Было горько подумать, что могло бы случиться, если бы его смелые пацифистские взгляды восторжествовали и мы не вступили бы в войну против Гитлера, во время которой он просидел в тюрьме как ее убежденный противник. Сидя на траве и глядя на воду, я попытался следить за стремительным бегом его отрывочных призрачно-ясных мыслей, и мне показалось, что он удивительно созвучен нашему времени с его огромными масштабами, безудержными упованиями и убийственной рациональностью. Я вдруг отчетливо понял, что мы очень похожи — одного возраста и почти одного роста, оба носили очки в черепаховой оправе и одинаково облысели, — но во мне не было того демонического искушения, которое позволяло быть беспечным по отношению к выживанию. Его взгляды, как бы они ни были воплощены в его творчестве, были настолько максималистскими, что совершенно не годились для жизни, в то время как я не мог долго заниматься тем, в чем не видел хоть каплю реальной пользы. Он увлекался высокими мечтаниями, а я чувствовал призвание убеждать людей, не имевших за душой ничего, кроме здравого смысл. И вопреки всему считал — писать надо, чтобы спасти Америку, а это значит увлечь людей и хорошенько встряхнуть их.
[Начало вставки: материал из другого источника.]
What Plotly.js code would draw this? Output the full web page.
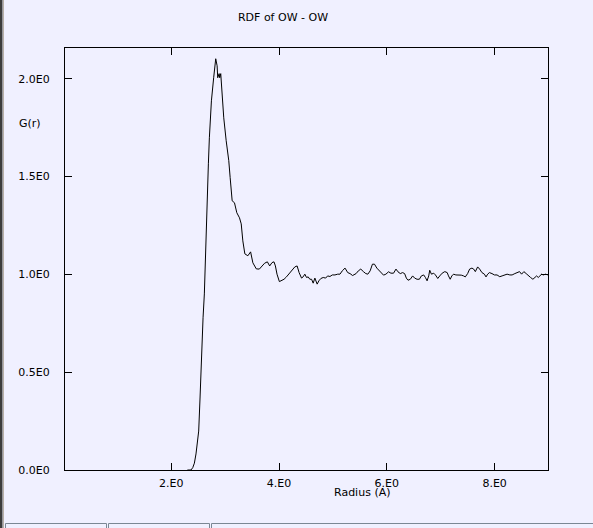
<!DOCTYPE html>
<html>
<head>
<meta charset="utf-8">
<script src="https://cdn.plot.ly/plotly-3.0.1.min.js"></script>
<style>
html,body{margin:0;padding:0;background:#F0F0FF;}
#chart{width:593px;height:528px;}
</style>
</head>
<body>
<div id="chart"></div>
<script>
// Radius (Angstrom) samples
const radius = [2.30,2.367,2.40,2.43,2.46,2.51,2.535,2.553,2.572,2.591,2.615,2.628,2.647,2.665,2.69,2.708,2.746,2.788,2.815,2.826,2.852,2.863,2.889,2.90,2.919,2.938,2.975,3.02,3.068,3.094,3.131,3.174,3.217,3.267,3.299,3.329,3.366,3.422,3.473,3.515,
3.579,3.635,3.683,3.733,3.784,3.827,3.870,3.907,3.933,3.963,4.007,4.045,4.093,4.138,4.186,4.242,4.293,4.336,4.373,4.418,4.447,4.479,4.511,4.541,4.572,4.604,4.634,4.665,4.708,4.740,4.777,4.820,4.865,4.902,4.945,4.988,5.038,5.089,5.131,5.174,5.225,5.275,5.318,5.365,
5.430,5.472,5.517,5.566,5.610,5.648,5.691,5.733,5.771,5.815,5.858,5.896,5.939,5.983,6.032,6.076,6.125,6.170,6.207,6.250,6.293,6.330,6.362,6.393,6.436,6.479,6.516,6.561,6.604,6.641,6.684,6.716,6.747,6.777,6.796,6.828,6.870,6.902,6.945,6.982,7.027,7.076,7.120,
7.144,7.176,7.206,7.238,7.281,7.331,7.381,7.424,7.456,7.499,7.536,7.579,7.611,7.642,7.685,7.722,7.765,7.810,7.840,7.871,7.903,7.951,7.996,8.045,8.095,8.138,8.183,8.231,8.282,8.324,8.375,8.418,8.462,8.500,8.542,8.585,8.623,8.667,8.710,8.748,8.779,8.809,8.841,8.872,8.902,8.947,8.984];
// G(r) values
const gr = [0,0,0.012,0.035,0.082,0.199,0.368,0.522,0.66,0.778,0.900,1.035,1.225,1.412,1.565,1.698,1.887,2.005,2.066,2.102,2.066,2.005,2.026,2.005,2.026,1.954,1.80,1.683,1.581,1.494,1.376,1.366,1.315,1.289,1.258,1.171,1.105,1.095,1.115,1.059,
1.028,1.027,1.043,1.057,1.064,1.043,1.060,1.064,1.043,1.001,0.963,0.967,0.975,0.987,1.004,1.021,1.038,1.043,1.009,0.981,0.987,1.001,0.984,0.987,0.975,0.975,0.955,0.981,0.950,0.967,0.979,0.984,0.981,0.992,0.989,0.997,0.997,1.001,1.001,1.018,1.032,1.009,1.004,0.994,
1.004,1.018,1.027,1.014,1.004,1.001,1.018,1.052,1.052,1.032,1.018,1.006,0.996,1.001,1.013,1.006,1.006,1.027,1.013,1.004,1.009,1.004,0.981,0.970,0.975,0.992,0.981,0.975,0.975,0.992,0.997,0.984,0.967,0.992,1.021,1.001,1.006,0.997,0.979,0.992,1.006,1.014,1.009,
0.992,0.975,0.992,1.001,0.997,0.997,0.996,0.992,0.987,1.004,1.027,1.032,1.027,1.014,1.038,1.027,1.009,1.001,0.987,1.001,1.009,1.004,0.997,0.997,0.988,0.992,0.997,1.001,0.997,0.997,1.004,1.009,1.014,1.001,1.014,1.004,0.992,0.984,0.975,0.984,0.992,0.984,0.992,1.001,0.997,1.001,0.997];

const xTickVals = [2,4,6,8];
const xTickText = ["2.E0","4.E0","6.E0","8.E0"];
const yTickVals = [0,0.5,1,1.5,2];
const yTickText = ["0.0E0","0.5E0","1.0E0","1.5E0","2.0E0"];

const titleText = "RDF of OW - OW";
const xLabel = "Radius (A)";
const yLabel = "G(r)";

const FONT = {family:"DejaVu Sans, sans-serif", size:11, color:"#000"};
const L = 65, R = 45, T = 48, B = 58, W = 593, H = 528;
const pw = W - L - R, ph = H - T - B;
const px = v => (v - L) / pw;         // page x -> paper x
const py = v => (H - B - v) / ph;     // page y -> paper y

const trace = {
  x: radius, y: gr, type: "scatter", mode: "lines",
  line: {color: "#000", width: 1}, hoverinfo: "skip"
};

const tabLine = {color: "#7b8794", width: 1};
const layout = {
  width: W, height: H,
  margin: {l: L, r: R, t: T, b: B, pad: 0},
  paper_bgcolor: "#F0F0FF", plot_bgcolor: "#F0F0FF",
  font: FONT, showlegend: false,
  title: {text: titleText, font: FONT, xref: "container", yref: "container",
          x: 283/W, xanchor: "center", y: 1 - 17/H, yanchor: "middle"},
  xaxis: {range: [0.03, 8.99], tickvals: xTickVals, ticktext: xTickText,
          ticks: "inside", ticklen: 7, tickcolor: "#000", tickwidth: 1,
          showline: true, linecolor: "#000", linewidth: 1, mirror: "ticks",
          showgrid: false, zeroline: false, ticklabelstandoff: 3, tickfont: FONT},
  yaxis: {range: [0, 2.157], tickvals: yTickVals, ticktext: yTickText,
          ticks: "inside", ticklen: 7, tickcolor: "#000", tickwidth: 1,
          showline: true, linecolor: "#000", linewidth: 1, mirror: "ticks",
          showgrid: false, zeroline: false, ticklabelstandoff: 12, tickfont: FONT},
  annotations: [
    {text: xLabel, xref: "paper", yref: "paper", x: px(362), y: py(492),
     xanchor: "center", yanchor: "middle", showarrow: false, font: FONT},
    {text: yLabel, xref: "paper", yref: "paper", x: px(30), y: py(123),
     xanchor: "center", yanchor: "middle", showarrow: false, font: FONT}
  ],
  shapes: [
    {type: "rect", xref: "paper", yref: "paper", x0: px(0), x1: px(2.5), y0: py(528), y1: py(0),
     fillcolor: "#3c3c3c", line: {width: 0}, layer: "above"},
    {type: "line", xref: "paper", yref: "paper", x0: px(3.5), x1: px(3.5), y0: py(528), y1: py(0),
     line: {color: "#b8b0a8", width: 1}},
    {type: "rect", xref: "paper", yref: "paper", x0: px(5.5), x1: px(106.5), y0: py(540), y1: py(523.5),
     line: tabLine, fillcolor: "rgba(0,0,0,0)"},
    {type: "rect", xref: "paper", yref: "paper", x0: px(108.5), x1: px(209.5), y0: py(540), y1: py(523.5),
     line: tabLine, fillcolor: "rgba(0,0,0,0)"},
    {type: "rect", xref: "paper", yref: "paper", x0: px(211.5), x1: px(600), y0: py(540), y1: py(523.5),
     line: tabLine, fillcolor: "rgba(0,0,0,0)"}
  ]
};

Plotly.newPlot("chart", [trace], layout, {displayModeBar: false, staticPlot: true});
</script>
</body>
</html>
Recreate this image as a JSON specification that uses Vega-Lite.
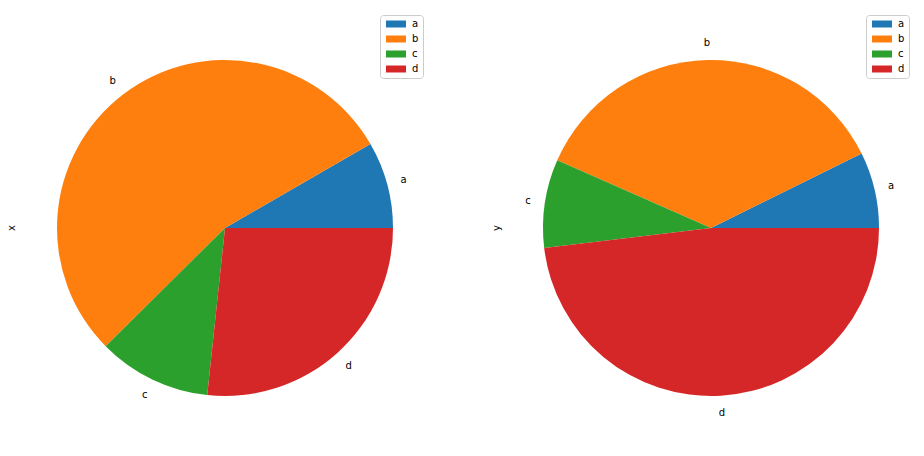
{
  "$schema": "https://vega.github.io/schema/vega-lite/v6.json",
  "padding": {"left": 7, "top": 0, "right": 0, "bottom": 0},
  "background": "white",
  "datasets": {
    "pie": [
      {"cat": "a", "x": 0.0835, "y": 0.073},
      {"cat": "b", "x": 0.541, "y": 0.361},
      {"cat": "c", "x": 0.109, "y": 0.085},
      {"cat": "d", "x": 0.267, "y": 0.481}
    ]
  },
  "data": {"name": "pie"},
  "spacing": 65,
  "resolve": {"legend": {"color": "independent"}},
  "hconcat": [
    {
      "width": 404,
      "height": 456,
      "title": {"text": "x", "orient": "left", "fontSize": 10, "fontWeight": "normal", "font": "DejaVu Sans", "offset": 6, "color": "#000"},
      "encoding": {
        "theta": {"field": "x", "type": "quantitative", "stack": true, "scale": {"range": [1.5708, -4.7124]}}
      },
      "layer": [
        {
          "mark": {"type": "arc", "outerRadius": 168},
          "encoding": {
            "color": {"field": "cat", "type": "nominal", "scale": {"range": ["#1f77b4", "#ff7f0e", "#2ca02c", "#d62728"]},
              "legend": {"title": null, "orient": "none", "legendX": 357, "legendY": 15}}
          }
        },
        {
          "mark": {"type": "text", "radius": 185, "fontSize": 10, "font": "DejaVu Sans", "color": "#000"},
          "encoding": {"detail": {"field": "cat"}, "text": {"field": "cat"}}
        }
      ]
    },
    {
      "width": 406,
      "height": 456,
      "title": {"text": "y", "orient": "left", "fontSize": 10, "fontWeight": "normal", "font": "DejaVu Sans", "offset": 6, "color": "#000"},
      "encoding": {
        "theta": {"field": "y", "type": "quantitative", "stack": true, "scale": {"range": [1.5708, -4.7124]}}
      },
      "layer": [
        {
          "mark": {"type": "arc", "outerRadius": 168},
          "encoding": {
            "color": {"field": "cat", "type": "nominal", "scale": {"range": ["#1f77b4", "#ff7f0e", "#2ca02c", "#d62728"]},
              "legend": {"title": null, "orient": "none", "legendX": 358, "legendY": 15}}
          }
        },
        {
          "mark": {"type": "text", "radius": 185, "fontSize": 10, "font": "DejaVu Sans", "color": "#000"},
          "encoding": {"detail": {"field": "cat"}, "text": {"field": "cat"}}
        }
      ]
    }
  ],
  "config": {
    "view": {"stroke": null},
    "legend": {
      "symbolType": "M-2.85,-1 L2.85,-1 L2.85,1 L-2.85,1 Z",
      "symbolSize": 49,
      "symbolStrokeWidth": 0,
      "symbolOpacity": 1,
      "symbolOffset": 7,
      "labelOffset": 11,
      "labelFontSize": 10,
      "labelFont": "DejaVu Sans",
      "labelColor": "#000",
      "rowPadding": 5,
      "padding": 4,
      "strokeColor": "#cccccc",
      "cornerRadius": 3,
      "fillColor": "white"
    }
  }
}
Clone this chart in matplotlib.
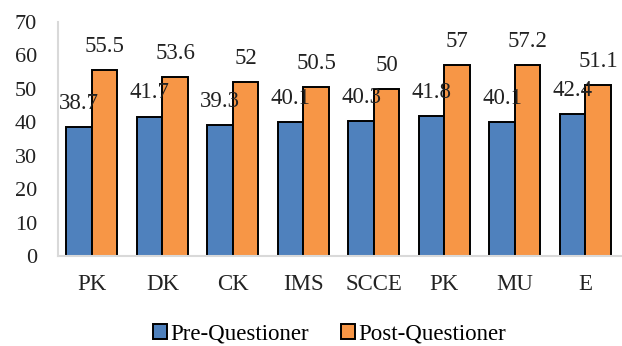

Необъявленная война стала казаться, как у Оруэлла в «1984», бесконечным телевизионным шоу, хотя втайне задыхалась, кашляла, цепенела. И это в корне изменило драматическое действо; раньше сокрытое всплывало в конце третьего акта, теперь мы все оказались в третьем акте. Я всерьез начал сомневаться, возможны ли пьесы, где внутренняя тема обретает поступательное развитие. Если нет, то мы, по-видимому, двигались к новому типу культуры. Нас губило то, что мы слишком осознанно, слишком осмысленно лгали в ходе этой войны, понимая, что тем самым подменяем реальность, а не противостоим национальному самообману. Что оставалось вскрыть, как не отсутствие отваги, чтобы остановить эту ложь?